Salt-Grilled Gourmet Meat

Salt-Grilled Gourmet Meat

It’s the second of two Thanksgiving posts and the day is almost here, which means this recipe is just in time!  So open this up, thaw your turkey (properly), and let’s make a turkey.

Raise of hands, how many of you have ever made a turkey before?  Really?  That few?  Well don’t be intimidated.  I promise it’s a lot easier than it sounds or looks.  Quite frankly, it’s just like any other salt-grilled meat recipe we’ve already done, with a few adjustments, of course.  And you’ll love the finished product.  It’ll be picture perfect and deliciously juicy for all your guests/family!

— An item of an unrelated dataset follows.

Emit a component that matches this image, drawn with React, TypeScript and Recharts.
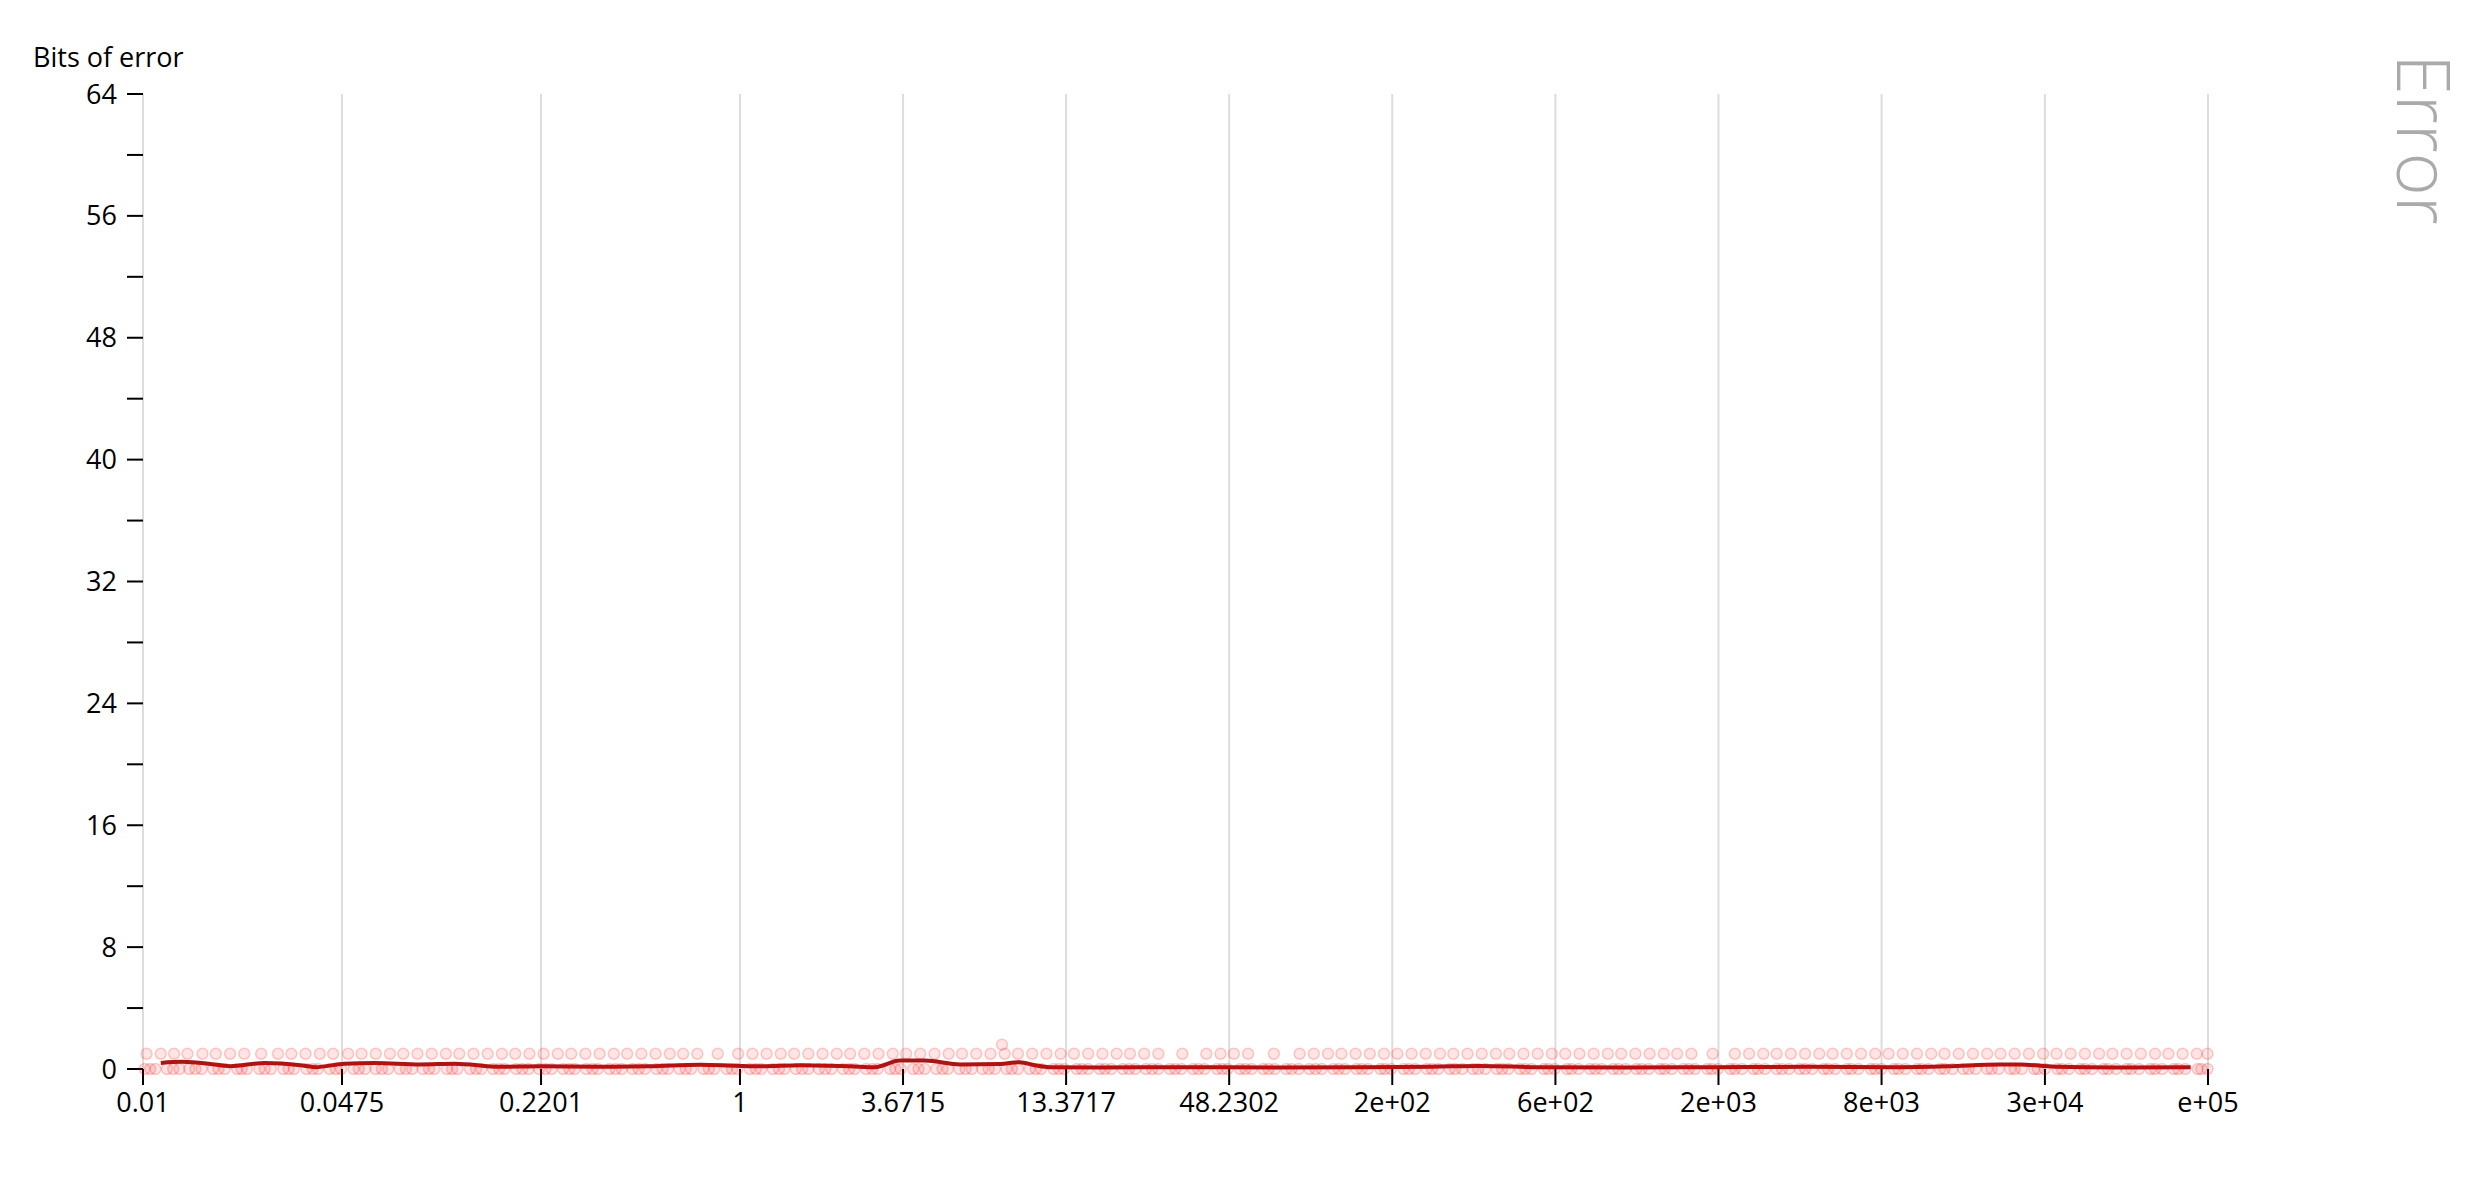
import React from 'react';
import { ScatterChart, Scatter, XAxis, YAxis, CartesianGrid } from 'recharts';

// x positions are in "float ordinal" units: exponent + (mantissa - 1)
const tickValues = [0.01, 0.0475, 0.2201, 1, 3.6715, 13.3717, 48.2302, 171.9, 604, 2079, 7582, 27690, 100000];
const tickLabels = ['0.01', '0.0475', '0.2201', '1', '3.6715', '13.3717', '48.2302', '2e+02', '6e+02', '2e+03', '8e+03', '3e+04', 'e+05'];
const yTicks = [0, 4, 8, 12, 16, 20, 24, 28, 32, 36, 40, 44, 48, 52, 56, 60, 64];

// sampled points with 0 bits of error
const zeroRowX = [
  -6.70, -6.58, -6.45, -6.31, -6.20, -6.06, -5.93, -5.80, -5.66, -5.55, -5.41, -5.28, -5.14, -5.02, -4.88, -4.75,
  -4.62, -4.49, -4.35, -4.22, -4.10, -3.96, -3.83, -3.69, -3.57, -3.44, -3.30, -3.18, -3.04, -2.91, -2.78, -2.65,
  -2.52, -2.38, -2.26, -2.12, -1.99, -1.86, -1.73, -1.60, -1.47, -1.33, -1.21, -1.07, -0.94, -0.81, -0.68, -0.55,
  -0.41, -0.29, -0.15, -0.03, 0.11, 0.24, 0.37, 0.50, 0.63, 0.77, 0.89, 1.03, 1.16, 1.29, 1.42, 1.55, 1.69, 1.81,
  1.95, 2.08, 2.21, 2.34, 2.47, 2.61, 2.73, 2.87, 3.00, 3.13, 3.26, 3.39, 3.53, 3.65, 3.79, 3.92, 4.05, 4.18, 4.31,
  4.45, 4.57, 4.71, 4.84, 4.97, 5.10, 5.23, 5.37, 5.49, 5.63, 5.76, 5.89, 6.02, 6.15, 6.29, 6.41, 6.55, 6.68, 6.81,
  6.94, 7.07, 7.21, 7.33, 7.47, 7.60, 7.73, 7.86, 7.99, 8.13, 8.25, 8.39, 8.52, 8.65, 8.78, 8.91, 9.05, 9.17, 9.31,
  9.44, 9.57, 9.70, 9.83, 9.97, 10.09, 10.23, 10.36, 10.49, 10.62, 10.75, 10.89, 11.01, 11.15, 11.28, 11.41, 11.54,
  11.67, 11.81, 11.93, 12.07, 12.20, 12.33, 12.46, 12.59, 12.73, 12.85, 12.99, 13.12, 13.25, 13.38, 13.51, 13.65,
  13.77, 13.91, 14.04, 14.17, 14.30, 14.43, 14.57, 14.69, 14.83, 14.96, 15.09, 15.22, 15.35, 15.49, 15.61, 15.75,
  15.88, 16.01, 16.14, 16.27, 16.41, 16.52,
];

// extra overlapping 0-error samples (the bottom band is denser)
const zeroRowX2 = [
  -6.64, -6.38, -6.13, -5.87, -5.61, -5.35, -5.08, -4.81, -4.55, -4.29, -4.03, -3.76, -3.50, -3.24, -2.97, -2.71,
  -2.45, -2.19, -1.92, -1.66, -1.40, -1.14, -0.87, -0.61, -0.35, -0.09, 0.18, 0.44, 0.70, 0.96, 1.23, 1.49, 1.75,
  2.01, 2.28, 2.54, 2.80, 3.06, 3.33, 3.59, 3.85, 4.11, 4.38, 4.64, 4.90, 5.16, 5.43, 5.69, 5.95, 6.21, 6.48, 6.74,
  7.00, 7.26, 7.53, 7.79, 8.05, 8.31, 8.58, 8.84, 9.10, 9.36, 9.63, 9.89, 10.15, 10.41, 10.68, 10.94, 11.20, 11.46,
  11.73, 11.99, 12.25, 12.51, 12.78, 13.04, 13.30, 13.56, 13.83, 14.09, 14.35, 14.61, 14.88, 15.14, 15.40, 15.66,
  15.93, 16.19, 16.45,
];

// sampled points with 1 bit of error
const oneRowX = [
  -6.68, -6.52, -6.37, -6.22, -6.05, -5.90, -5.74, -5.58, -5.39, -5.20, -5.05, -4.89, -4.73, -4.58, -4.41, -4.26, -4.10,
  -3.94, -3.79, -3.63, -3.47, -3.31, -3.16, -3.00, -2.84, -2.68, -2.53, -2.37, -2.21, -2.05, -1.90, -1.74, -1.58,
  -1.42, -1.27, -1.11, -0.95, -0.79, -0.64, -0.48, -0.25, -0.02, 0.14, 0.30, 0.46, 0.61, 0.77, 0.93, 1.09, 1.24, 1.40,
  1.56, 1.72, 1.87, 2.03, 2.19, 2.35, 2.50, 2.66, 2.82, 2.98, 3.13, 3.29, 3.45, 3.61, 3.76, 3.92, 4.08, 4.24, 4.39,
  4.55, 4.71, 4.98, 5.25, 5.41, 5.56, 5.72, 6.01, 6.30, 6.46, 6.62, 6.77, 6.93, 7.09, 7.25, 7.40, 7.56, 7.72, 7.88, 8.03, 8.19,
  8.35, 8.51, 8.66, 8.82, 8.98, 9.14, 9.29, 9.45, 9.61, 9.77, 9.92, 10.08, 10.24, 10.40, 10.55, 10.71, 10.95, 11.20, 11.36,
  11.52, 11.67, 11.83, 11.99, 12.15, 12.30, 12.46, 12.62, 12.78, 12.93, 13.09, 13.25, 13.41, 13.56, 13.72, 13.88,
  14.04, 14.19, 14.35, 14.51, 14.67, 14.82, 14.98, 15.14, 15.30, 15.45, 15.61, 15.77, 15.93, 16.08, 16.24, 16.40, 16.52,
];

const strayX = [2.95];
const strayY = [1.6];

// averaged error line
const avgX = [
  -6.52, -6.28, -5.98, -5.74, -5.35, -4.95, -4.78, -4.45, -4.11, -3.60, -3.21, -2.70, -2.25, -1.58, -1.01, -0.45,
  -0.06, 0.23, 0.68, 1.24, 1.52, 1.80, 2.08, 2.48, 2.93, 3.15, 3.32, 3.49, 4.05, 5.0, 6.0, 7.0, 7.8, 8.33, 9.0,
  10.0, 11.0, 12.0, 13.0, 13.6, 14.18, 14.41, 14.8, 15.5, 16.33,
];
const avgY = [
  0.40, 0.47, 0.35, 0.18, 0.40, 0.25, 0.12, 0.35, 0.40, 0.30, 0.35, 0.15, 0.18, 0.15, 0.18, 0.28,
  0.22, 0.18, 0.25, 0.18, 0.12, 0.55, 0.55, 0.30, 0.33, 0.45, 0.25, 0.12, 0.10, 0.12, 0.10, 0.12, 0.15, 0.20, 0.12,
  0.10, 0.12, 0.14, 0.12, 0.18, 0.30, 0.30, 0.15, 0.10, 0.12,
];

function ord(v: number) {
  const e = Math.floor(Math.log2(v));
  return e + (v / Math.pow(2, e) - 1);
}

const xTicks = tickValues.map(ord);
const xDomain = [ord(tickValues[0]), ord(tickValues[tickValues.length - 1])];

const zeroData = zeroRowX.concat(zeroRowX2).map((x) => ({ x, y: 0 }));
const oneData = oneRowX.map((x) => ({ x, y: 1 })).concat(strayX.map((x, i) => ({ x, y: strayY[i] })));
const avgData = avgX.map((x, i) => ({ x, y: avgY[i] }));

const FONT = '"Open Sans", sans-serif';

const Dot = (props: any) => (
  <circle
    cx={props.cx}
    cy={props.cy}
    r={5.5}
    fill="#ff0000"
    fillOpacity={0.1}
    stroke="#ff0000"
    strokeOpacity={0.2}
    strokeWidth={1.5}
  />
);

export default function App() {
  const xLabel = (v: number) => {
    const i = xTicks.findIndex((t) => Math.abs(t - v) < 1e-6);
    return i >= 0 ? tickLabels[i] : '';
  };

  return (
    <div style={{ position: 'relative', width: 2470, height: 1170, fontFamily: FONT }}>
      <div style={{ position: 'absolute', left: 25, top: 30, fontSize: 27, color: '#000' }}>Bits of error</div>
      <div
        style={{
          position: 'absolute',
          left: 2380,
          top: 46,
          fontSize: 74,
          fontWeight: 300,
          lineHeight: 1,
          color: '#aaaaaa',
          writingMode: 'vertical-rl',
        }}
      >
        Error
      </div>
      <ScatterChart width={2470} height={1170} margin={{ top: 86, right: 270, bottom: 49, left: 0 }}>
        <CartesianGrid horizontal={false} stroke="#dddddd" strokeWidth={2} />
        <XAxis
          type="number"
          dataKey="x"
          domain={xDomain}
          ticks={xTicks}
          interval={0}
          tickFormatter={xLabel}
          axisLine={false}
          tickLine={{ stroke: '#000', strokeWidth: 2 }}
          tickSize={16}
          tickMargin={8}
          height={60}
          tick={{ fill: '#000', fontSize: 27, fontFamily: FONT }}
        />
        <YAxis
          type="number"
          dataKey="y"
          domain={[0, 64]}
          ticks={yTicks}
          interval={0}
          tickFormatter={(v: number) => (v % 8 === 0 ? String(v) : '')}
          axisLine={false}
          tickLine={{ stroke: '#000', strokeWidth: 2 }}
          tickSize={16}
          tickMargin={10}
          width={135}
          tick={{ fill: '#000', fontSize: 27, fontFamily: FONT }}
        />
        <Scatter
          data={avgData}
          line={{ stroke: '#a51616', strokeWidth: 4 }}
          lineJointType="monotoneX"
          shape={() => <g />}
          isAnimationActive={false}
        />
        <Scatter data={zeroData} shape={Dot} isAnimationActive={false} />
        <Scatter data={oneData} shape={Dot} isAnimationActive={false} />
      </ScatterChart>
    </div>
  );
}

Salt-Grilled Gourmet Meattime and heart meter

Now, you should have started thawing your turkey by now following the instructions provided with your turkey (they almost always come with instructions).  It can take up to 4 days to thaw a turkey (depending on the size) in the fridge.  If you need to speed up the process you can fill a sink with cold water and place the turkey in.  Continue checking the water to make sure it doesn’t get too warm.  Drain the water every 1/2 hour and refill with cold water again.  Do this for roughly 8 hours.  It’s easier to thaw in the fridge but in a pinch, this other way will work.  Just whatever you do, please thaw it correctly!  I don’t want to be responsible for any food poisoning here!

turkey ingredients

We start with what’s called a brine.  Now, there are several ways to brine a turkey but I’ve chosen the easiest of them all.  You have enough to do on Thanksgiving – no reason to make it harder.  The brine with a turkey is the same principle as with pork – it tenderizes the meat and allows the juices to stay inside instead of the bird getting dry and gross.  It also negates, with an extra step, the need for basting!  That’s two time savers here people.  We’re on a roll!

You’re going to need to remove the bird from the packaging and take out any extras they throw in for the really hard-core people a.k.a the giblets and the neck.  Open the bottom of the turkey and they should be in there.  It’ll be a long neck and a packet of weird mushy stuff.  If the packet isn’t in there check where the neck is supposed to be attached.  Sometimes they put it up there to be sneaky.

Once everything gross is out pat the turkey dry with paper towels and coat it with kosher salt and pepper.  Be generous, it’ll help!  Allow the turkey to sit, with the salt and pepper, at room temperature for 1 hour to take off the chill.  The skin will be crispy and delicious if you do it that way.

While the turkey is warming up wash the sage and oregano or thyme, slice a medium onion into quarters, and remove the skin from 6 garlic cloves.  Place these inside your roasting pan, or if you don’t have excess cash floating around to buy a new pan for one meal a year (like me) a normal 11X15 cake pan.  If you want to get extra easy buy one of those disposable cake pans, like my mom does, and just throw it away when you’re done.  Whatever will fit your turkey comfortably will work!  Line the bottom of your pan with these ingredients, putting the onions in the corners.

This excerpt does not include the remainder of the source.